The techniques I have learned have the solidity and precision of ice cubes, while a given temperature is maintained. But it is a temperature I can’t really maintain; the door of the box keeps flying open. It’s hardly a population movement from Glynmawr to London, but it’s a change of substance, as it must also have been for them when they left their villages. And the ways of measuring this are not only outside my discipline. They are somewhere else   altogether, that I can feel, but not handle, touch but not grasp. To the nearest hundred, or to any usable percentage, my single figure is indifferent, but it is not only a relevant figure: without it the change can’t be measured at all. The man on the bus, the man in the street, but I am Price from Glynmawr, and here, understandably, that means very little. You get it through Gwenton. Yes, they say the gateway of Wales. Yes, border country.

And that will be Williams’ justification for his writing a novel as a part, an essential but related part, of his whole work project: to restore the consciousness to working class communities who were shaped by cultural and social, political and economic, factors beyond themselves but who responded with individual dignity and collective creativity. In Border Country we are shown the why and the how of it in the lives of de-racinated Matthew Price and the settlement Harry and Ellen have made. After Matthew, now become Will again, is called back to the bedside of a terminally ill Harry, the novel takes us via flashback to the first arrival in Glynmawr of the newly married couple after the First World War. As a signalman Harry will be at, and precisely so, the junction box between industrial and rural Wales, passing coal-laden trains through into England, in communication via this technology, even from an idyllic rural spot, with his work-mate peers elsewhere. At the heart of this, and of Will’s growing up and schooling, will be the General Strike of May 1926 and the unprecedented support from the whole of the organised working class which was accorded to the miners in their national strike and lock-out. The social significance of this event, the nearest thing to a revolution which 20th century Britain saw, is re-told by Williams with quietly insistent subtlety as he plays off the instinctive fellow-feeling of Harry, and others, for the cause against the more overt, politicised demands made by a fellow-signalman, Morgan Rosser. Harry will lose his job. Rosser, fire-breathing socialist, will become an entrepreneur in soft fruits and jams. Williams uses incident and dialogue to point up tensions, not to deliver sermons. Lives continue to slower rhythms after the strike but there is no mistaking the tow of the undercurrent the strike has released. Matthew’s later career, in post-war Britain, is an unspoken echo of the earlier generation’s cultural triumph even in political defeat.

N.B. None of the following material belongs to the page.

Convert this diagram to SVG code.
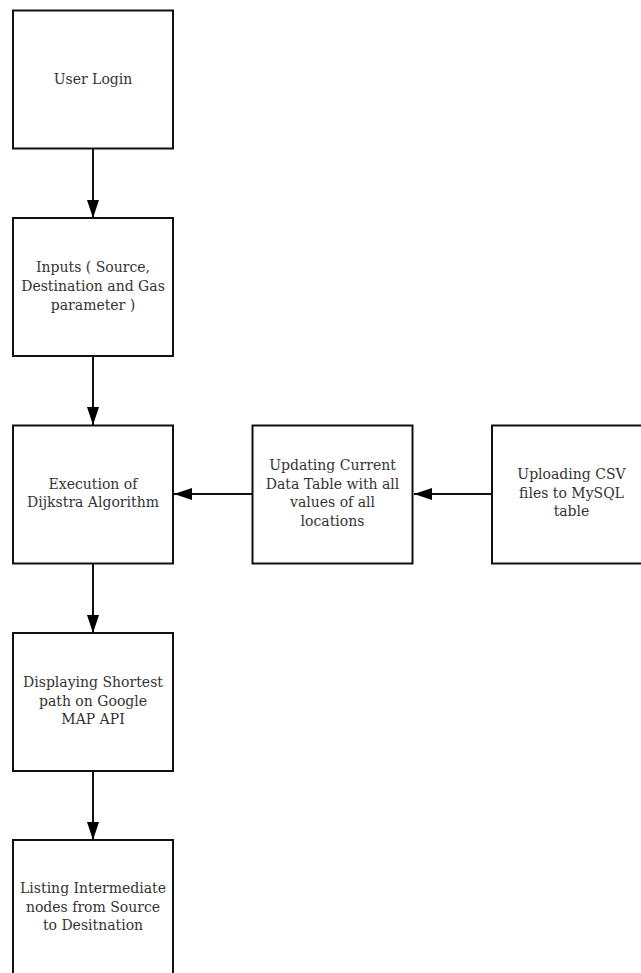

Raymond Williams brilliantly sets what is tumultuous, and life-changing, against a background that is, in landscape terms, lyrically evoked:

In the spring of 1926, in Glynmawr, the green of the meadows was fresh and cool, and the blossom was white in the orchards, and on the thorns and crabs in the hedges. Along the banks of the roads the violets were hidden in overgrowing leaves, but the primroses were out, though not so thickly as on the banks of the railway, where they flowered most richly, as if the cuttings and embankments had been made for them. All over the valley, and far up on the mountains, innumerable birds sang and flew. The Honddu was high, as it had been since midwinter. The low-lying cottages near the river had already been flooded.

Here was the ordinary history of the valley, sheltered and almost isolated under its dark mountains. But now, with this May Day, a different history exerted its pressures, and reached, with the railway line, even this far. The troubled years of strike and lock-out, which had affected the village only slightly, moved now to their crisis, and touched this valley under its lonely mountains… Up beyond the mountains, little more than ten miles from this farming valley, lay the different valleys, where the pits and the colliers’ houses were crowded. At dusk, above Darren, the glow of the steel furnace spread up each evening into the sky, and many turned now to watch it more seriously, and to think of the black valleys that lay hidden beyond. There was the trouble, that the eye could almost see, and in the papers the trouble was recorded, to be read in the sun of mid morning among flowers and blossoming trees.

The whole novel is a rebuttal of pastoralism as any kind of comforting genre, and in Welsh terms as a far too frequent literary companion. Everywhere, in its almost complete absence of simile and metaphor, it eschews efflorescence in its prose and fantasy in its steadily paced narration. Yet it shines with descriptive luminosity of place and tender empathy for the inner lives of its characters and their fraught relationships. With Harry’s death, Mathew will return to his work, and to his necessarily new and different life, but the knowledge he will now have, from memory and from experience, of ‘this country’ will indeed inform all that he is and all that he will do. He tells Susan, his wife in London:

‘…I remember when I first left there, and watched the valley from the train. In a way, I’ve only just finished that journey.’
‘It was bound to be a difficult journey.’
‘Yes, certainly. Only now it seems like the end of exile. Not going back, but the feeling of exile ending. For the distance is measured, and that is what matters. By measuring the distance, we come home.’

Raymond Williams’ first, and best, novel had taken him over a decade to write and several versions to complete. He finished it in 1958, the year he published his path breaking critical work Culture and Society. He always considered Border Country’s appearance in 1960 as a delayed twinned birth. As I showed in my biographical study of his life and work, Raymond Williams: A Warrior’s Tale (2008), he was right to insist upon that and upon the bridge that connected the general or universal to the specific or local. He wanted both to explain and to show how men and women, caught in the great climate of events, also made their own weather by giving expression to their individual identities and common humanity in the places and over the times in which they lived. The ambition, make no mistake, was huge. The triumph, no less. This is a novel which in its implicit comparisons reaches out from Wales to the wider world. Its grasp of its subject on the ground of the page translates, from Wales, for that world of readers which Border Country has found, the meaning for individual human lives of the deep patterns he had discerned through his ground-clearing intellectual enquiry. It is both the reach and the grasp that makes Border Country, and pre-eminently so, the Greatest Welsh Novel, and a consummate work of art.